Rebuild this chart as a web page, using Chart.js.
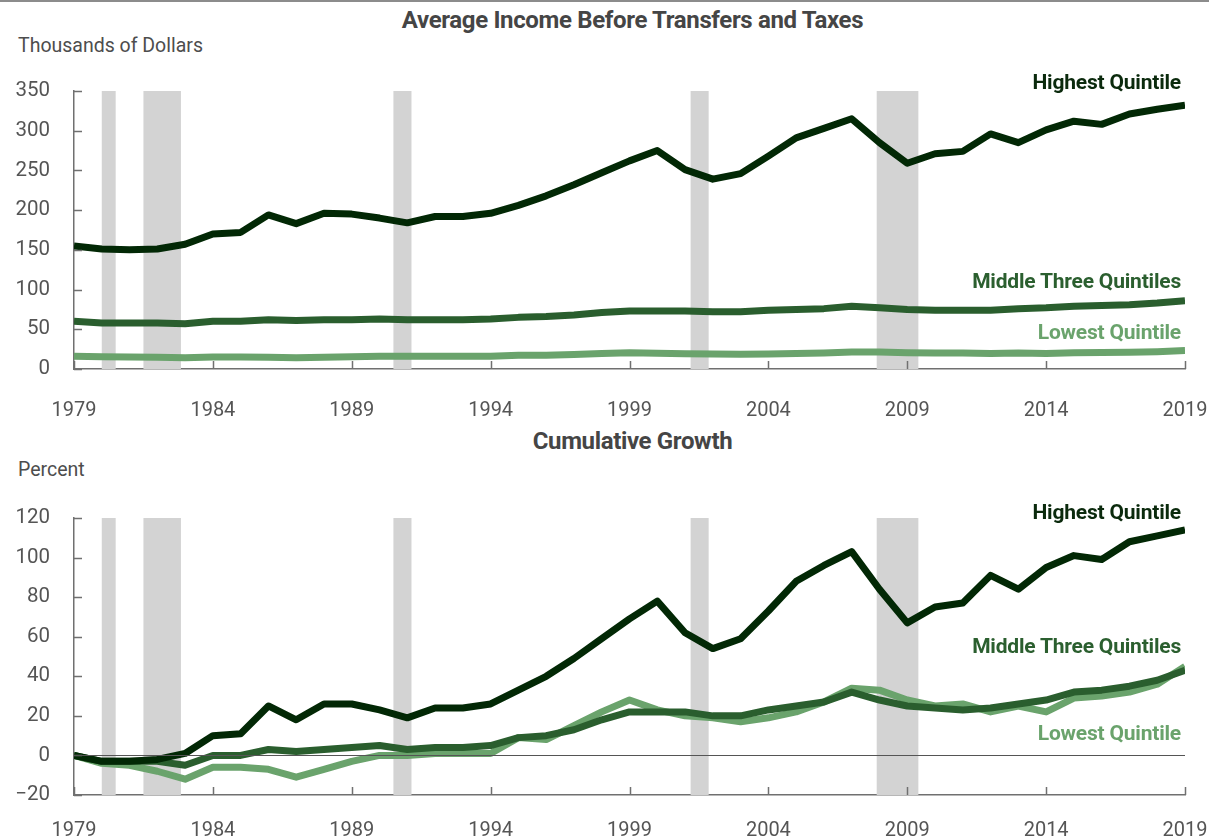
<!DOCTYPE html>
<html>
<head>
<meta charset="utf-8">
<script src="https://cdn.jsdelivr.net/npm/chart.js@4.4.1/dist/chart.umd.min.js"></script>
<style>
  html, body { margin: 0; padding: 0; background: #ffffff; }
  #wrap { position: relative; width: 1209px; height: 840px; overflow: hidden; font-family: Roboto, "Noto Sans", sans-serif; }
  .rule { position: absolute; left: 0; top: 0; width: 1209px; height: 2px; background: #8c8c8c; }
  canvas { position: absolute; left: 0; }
  .t { position: absolute; white-space: nowrap; line-height: 26px; height: 26px; }
  .title { font-weight: 700; font-size: 24px; color: #454545; width: 1209px; left: 28px; text-align: center; letter-spacing: -0.35px; }
  .unit { font-size: 19.5px; color: #4d4d4d; left: 18px; }
  .lab { font-weight: 700; font-size: 21px; right: 28px; text-align: right; letter-spacing: -0.2px; }
</style>
</head>
<body>
<div id="wrap">
  <div class="rule"></div>
  <div class="t title" style="top:7px;">Average Income Before Transfers and Taxes</div>
  <div class="t unit" style="top:33px;">Thousands of Dollars</div>
  <canvas id="incomeChart" width="1209" height="420" style="top:0;"></canvas>

  <div class="t title" style="top:428px;">Cumulative Growth</div>
  <div class="t unit" style="top:457px;">Percent</div>
  <canvas id="growthChart" width="1209" height="420" style="top:420px;"></canvas>

  <div class="t lab" style="top:69px;color:#0b2a0d;">Highest Quintile</div>
  <div class="t lab" style="top:268px;color:#2b5f2f;">Middle Three Quintiles</div>
  <div class="t lab" style="top:319px;color:#6aa36c;">Lowest Quintile</div>

  <div class="t lab" style="top:499px;color:#0b2a0d;">Highest Quintile</div>
  <div class="t lab" style="top:633px;color:#2b5f2f;">Middle Three Quintiles</div>
  <div class="t lab" style="top:720px;color:#6aa36c;">Lowest Quintile</div>
</div>

<script>
// Years covered by both panels
const years = [1979, 1980, 1981, 1982, 1983, 1984, 1985, 1986, 1987, 1988,
               1989, 1990, 1991, 1992, 1993, 1994, 1995, 1996, 1997, 1998,
               1999, 2000, 2001, 2002, 2003, 2004, 2005, 2006, 2007, 2008,
               2009, 2010, 2011, 2012, 2013, 2014, 2015, 2016, 2017, 2018, 2019];

// Labelled years on the horizontal axis
const yearTicks = [1979, 1984, 1989, 1994, 1999, 2004, 2009, 2014, 2019];

// Recession periods (fractional years)
const recessionStart = [1980.0, 1981.5, 1990.5, 2001.2, 2007.9];
const recessionEnd   = [1980.5, 1982.85, 1991.15, 2001.85, 2009.4];

// Average income before transfers and taxes, thousands of dollars
const incomeHighest = [155, 151, 150, 151, 157, 170, 172, 194, 183, 196,
                       195, 190, 184, 192, 192, 196, 206, 218, 232, 247,
                       262, 275, 251, 239, 246, 268, 291, 303, 315, 285,
                       259, 271, 274, 296, 285, 301, 312, 308, 321, 327, 332];
const incomeMiddle  = [60, 58, 58, 58, 57, 60, 60, 62, 61, 62,
                       62, 63, 62, 62, 62, 63, 65, 66, 68, 71,
                       73, 73, 73, 72, 72, 74, 75, 76, 79, 77,
                       75, 74, 74, 74, 76, 77, 79, 80, 81, 83, 86];
const incomeLowest  = [16, 15.4, 15.2, 14.7, 14.1, 15.0, 15.0, 14.9, 14.2, 14.9,
                       15.5, 16.0, 16.0, 16.2, 16.2, 16.2, 17.4, 17.3, 18.4, 19.5,
                       20.5, 19.7, 19.2, 19.0, 18.7, 19.0, 19.5, 20.3, 21.4, 21.3,
                       20.5, 20.0, 20.2, 19.5, 20.0, 19.5, 20.6, 20.8, 21.1, 21.8, 23.2];

// Cumulative growth since 1979, percent
const growthHighest = [0, -3, -3, -2, 1, 10, 11, 25, 18, 26,
                       26, 23, 19, 24, 24, 26, 33, 40, 49, 59,
                       69, 78, 62, 54, 59, 73, 88, 96, 103, 84,
                       67, 75, 77, 91, 84, 95, 101, 99, 108, 111, 114];
const growthMiddle  = [0, -3, -3, -3, -5, 0, 0, 3, 2, 3,
                       4, 5, 3, 4, 4, 5, 9, 10, 13, 18,
                       22, 22, 22, 20, 20, 23, 25, 27, 32, 28,
                       25, 24, 23, 24, 26, 28, 32, 33, 35, 38, 43];
const growthLowest  = [0, -4, -5, -8, -12, -6, -6, -7, -11, -7,
                       -3, 0, 0, 1, 1, 1, 9, 8, 15, 22,
                       28, 23, 20, 19, 17, 19, 22, 27, 34, 33,
                       28, 25, 26, 22, 25, 22, 29, 30, 32, 36, 45];

const COLOR_HIGH = '#022805';
const COLOR_MID  = '#2a5e2e';
const COLOR_LOW  = '#6aa36c';
const AXIS_COLOR = '#707070';

// Grey bands for recessions, behind the lines
const recessionBands = {
  id: 'recessionBands',
  beforeDatasetsDraw(chart) {
    const { ctx, chartArea, scales } = chart;
    ctx.save();
    ctx.fillStyle = '#d3d3d3';
    for (let i = 0; i < recessionStart.length; i++) {
      const x0 = scales.x.getPixelForValue(recessionStart[i]);
      const x1 = scales.x.getPixelForValue(recessionEnd[i]);
      ctx.fillRect(x0, chartArea.top, x1 - x0, chartArea.bottom - chartArea.top);
    }
    ctx.restore();
  }
};

// Inward tick marks on both axes, plus a zero reference line when the range crosses zero
const innerTicks = {
  id: 'innerTicks',
  afterDatasetsDraw(chart) {
    const { ctx, chartArea, scales } = chart;
    ctx.save();
    ctx.strokeStyle = AXIS_COLOR;
    ctx.lineWidth = 1.5;
    ctx.beginPath();
    scales.x.ticks.forEach(t => {
      const x = Math.round(scales.x.getPixelForValue(t.value)) + 0.5;
      ctx.moveTo(x, chartArea.bottom);
      ctx.lineTo(x, chartArea.bottom - 8);
    });
    scales.y.ticks.forEach(t => {
      const y = Math.round(scales.y.getPixelForValue(t.value)) + 0.5;
      ctx.moveTo(chartArea.left, y);
      ctx.lineTo(chartArea.left + 8, y);
    });
    ctx.stroke();
    if (scales.y.min < 0) {
      const y0 = Math.round(scales.y.getPixelForValue(0)) + 0.5;
      ctx.strokeStyle = '#555555';
      ctx.lineWidth = 1.2;
      ctx.beginPath();
      ctx.moveTo(chartArea.left, y0);
      ctx.lineTo(chartArea.right, y0);
      ctx.stroke();
    }
    ctx.restore();
  }
};

function series(label, values, color) {
  return {
    label: label,
    data: years.map((yr, i) => ({ x: yr, y: values[i] })),
    borderColor: color,
    backgroundColor: color,
    borderWidth: 7,
    pointRadius: 0,
    tension: 0,
    borderJoinStyle: 'round',
    borderCapStyle: 'butt',
    fill: false
  };
}

function makeChart(id, high, mid, low, yMin, yMax, yStep, padTop, xAxisHeight, xLabelPad) {
  return new Chart(document.getElementById(id), {
    type: 'line',
    data: {
      datasets: [
        series('Highest Quintile', high, COLOR_HIGH),
        series('Middle Three Quintiles', mid, COLOR_MID),
        series('Lowest Quintile', low, COLOR_LOW)
      ]
    },
    options: {
      responsive: false,
      animation: false,
      events: [],
      layout: { padding: { top: padTop, right: 24, bottom: 0, left: 0 } },
      plugins: { legend: { display: false }, tooltip: { enabled: false }, title: { display: false } },
      scales: {
        x: {
          type: 'linear',
          min: 1979,
          max: 2019,
          afterBuildTicks(scale) { scale.ticks = yearTicks.map(v => ({ value: v })); },
          afterFit(scale) {
            scale.height = xAxisHeight;
            scale.paddingLeft = 0;
            scale.paddingRight = 0;
          },
          grid: { display: false, drawTicks: false },
          border: { display: true, color: AXIS_COLOR, width: 1.5 },
          ticks: {
            autoSkip: false,
            maxRotation: 0,
            padding: xLabelPad,
            color: '#555555',
            font: { family: 'Roboto', size: 20, weight: '400' },
            callback: v => String(v)
          }
        },
        y: {
          min: yMin,
          max: yMax,
          afterFit(scale) {
            scale.width = 74;
            scale.paddingTop = 0;
            scale.paddingBottom = 0;
          },
          grid: { display: false, drawTicks: false },
          border: { display: true, color: AXIS_COLOR, width: 1.5 },
          ticks: {
            stepSize: yStep,
            padding: 24,
            color: '#555555',
            font: { family: 'Roboto', size: 20.5, weight: '400' },
            callback: v => (v < 0 ? '\u2212' + Math.abs(v) : String(v))
          }
        }
      }
    },
    plugins: [recessionBands, innerTicks]
  });
}

makeChart('incomeChart', incomeHighest, incomeMiddle, incomeLowest, 0, 350, 50, 91, 51, 30);
makeChart('growthChart', growthHighest, growthMiddle, growthLowest, -20, 120, 20, 98, 45, 24);
</script>
</body>
</html>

• **What this task involves**: Reproduce the material above exactly, first line through the line that contains "2017, 2018, 2019];", minus the pictures.

• **Task answer**:
Rebuild this chart as a web page, using Chart.js.
<!DOCTYPE html>
<html>
<head>
<meta charset="utf-8">
<script src="https://cdn.jsdelivr.net/npm/chart.js@4.4.1/dist/chart.umd.min.js"></script>
<style>
  html, body { margin: 0; padding: 0; background: #ffffff; }
  #wrap { position: relative; width: 1209px; height: 840px; overflow: hidden; font-family: Roboto, "Noto Sans", sans-serif; }
  .rule { position: absolute; left: 0; top: 0; width: 1209px; height: 2px; background: #8c8c8c; }
  canvas { position: absolute; left: 0; }
  .t { position: absolute; white-space: nowrap; line-height: 26px; height: 26px; }
  .title { font-weight: 700; font-size: 24px; color: #454545; width: 1209px; left: 28px; text-align: center; letter-spacing: -0.35px; }
  .unit { font-size: 19.5px; color: #4d4d4d; left: 18px; }
  .lab { font-weight: 700; font-size: 21px; right: 28px; text-align: right; letter-spacing: -0.2px; }
</style>
</head>
<body>
<div id="wrap">
  <div class="rule"></div>
  <div class="t title" style="top:7px;">Average Income Before Transfers and Taxes</div>
  <div class="t unit" style="top:33px;">Thousands of Dollars</div>
  <canvas id="incomeChart" width="1209" height="420" style="top:0;"></canvas>

  <div class="t title" style="top:428px;">Cumulative Growth</div>
  <div class="t unit" style="top:457px;">Percent</div>
  <canvas id="growthChart" width="1209" height="420" style="top:420px;"></canvas>

  <div class="t lab" style="top:69px;color:#0b2a0d;">Highest Quintile</div>
  <div class="t lab" style="top:268px;color:#2b5f2f;">Middle Three Quintiles</div>
  <div class="t lab" style="top:319px;color:#6aa36c;">Lowest Quintile</div>

  <div class="t lab" style="top:499px;color:#0b2a0d;">Highest Quintile</div>
  <div class="t lab" style="top:633px;color:#2b5f2f;">Middle Three Quintiles</div>
  <div class="t lab" style="top:720px;color:#6aa36c;">Lowest Quintile</div>
</div>

<script>
// Years covered by both panels
const years = [1979, 1980, 1981, 1982, 1983, 1984, 1985, 1986, 1987, 1988,
               1989, 1990, 1991, 1992, 1993, 1994, 1995, 1996, 1997, 1998,
               1999, 2000, 2001, 2002, 2003, 2004, 2005, 2006, 2007, 2008,
               2009, 2010, 2011, 2012, 2013, 2014, 2015, 2016, 2017, 2018, 2019];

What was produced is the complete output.